Mani saw himself in agreement with the Zoroastrian belief that the universe was in a battle between the forces of good and the forces of evil. But where Zoroastrians saw their god Mazda as stronger than the force of evil, Mani held that the forces of evil dominated the world and that redemption – the triumph of good – would come only with a determined struggle by a select group of devotees.  Mani saw the eating of flesh as the first great sin of Adam and Eve (Gehmurd and Murdiyanag).  And he believed that redemption for humanity would come by abstaining from eating meat and by fasting. He taught that someday a final purification would occur, that the earth would be destroyed, that the damned would collect into a cosmic clod of dirty matter and that the kingdom of goodness and light would separate from the kingdom of evil and darkness. This, he claimed, would come as the result of people rejecting evil.

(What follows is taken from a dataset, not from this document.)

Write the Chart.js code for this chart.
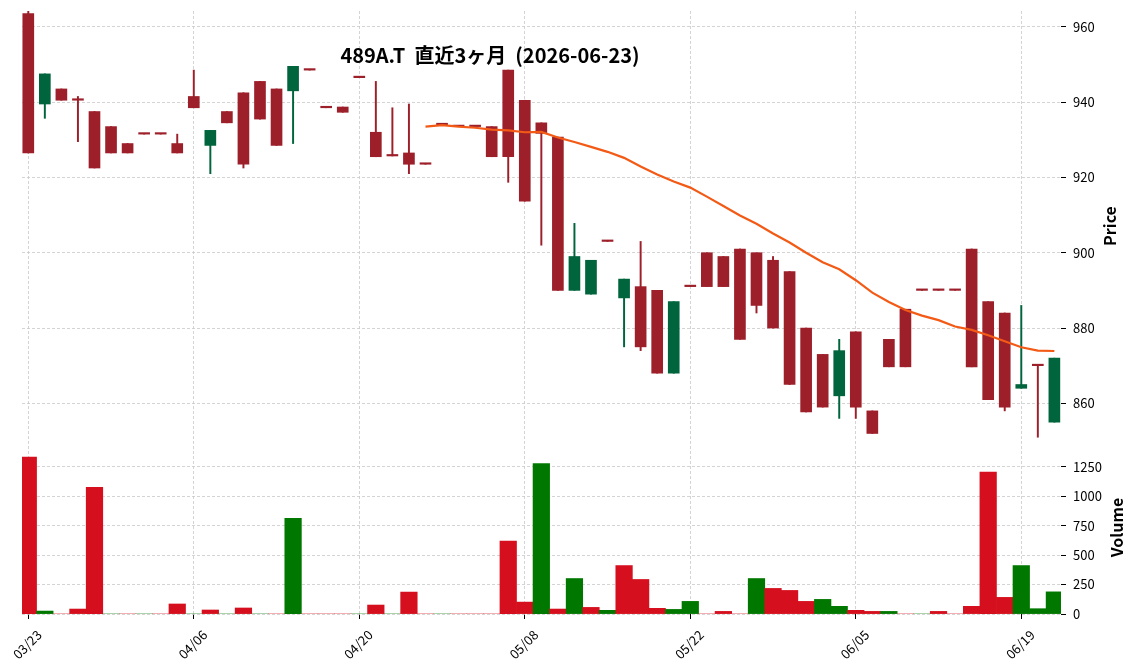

Mani organized his followers into three groups. The first group was called The Elect. The Elect lived ascetically and devoted themselves to redemption: to separating the kingdoms of light and darkness by living as purely as possible, living ascetically, and by fasting on Sundays and Mondays. They ate mainly fruit and drank fruit juice, believing that fruit contained many light particles, that water was not heavenly like fruit juice because it was simply matter. In the pursuit of redemption the Elect was forbidden to eat or to uproot plants, to cut down any tree or kill any animal, and, like Buddhist monks, the Elect was obliged to follow complete sexual abstinence and marriage.

Mani's second group was a compromise or accommodation with worldly realities.  This group was  called the Hearers. They followed Mani's teachings but they also did what was forbidden for the Elect: they worked in the making of food, and they had sex and created children. They furnished the elect with food and drink, led a normal life, even eating meat, but they were obliged to fast on Sunday, and like the Elect they observed an entire month of fasting prior to the principle feast of the year: the Bema festival.

The third group of Mani's followers was necessary in making Manichaeism a popular religion.  They were not obliged to adhere to any religious practices. They merely had to believe.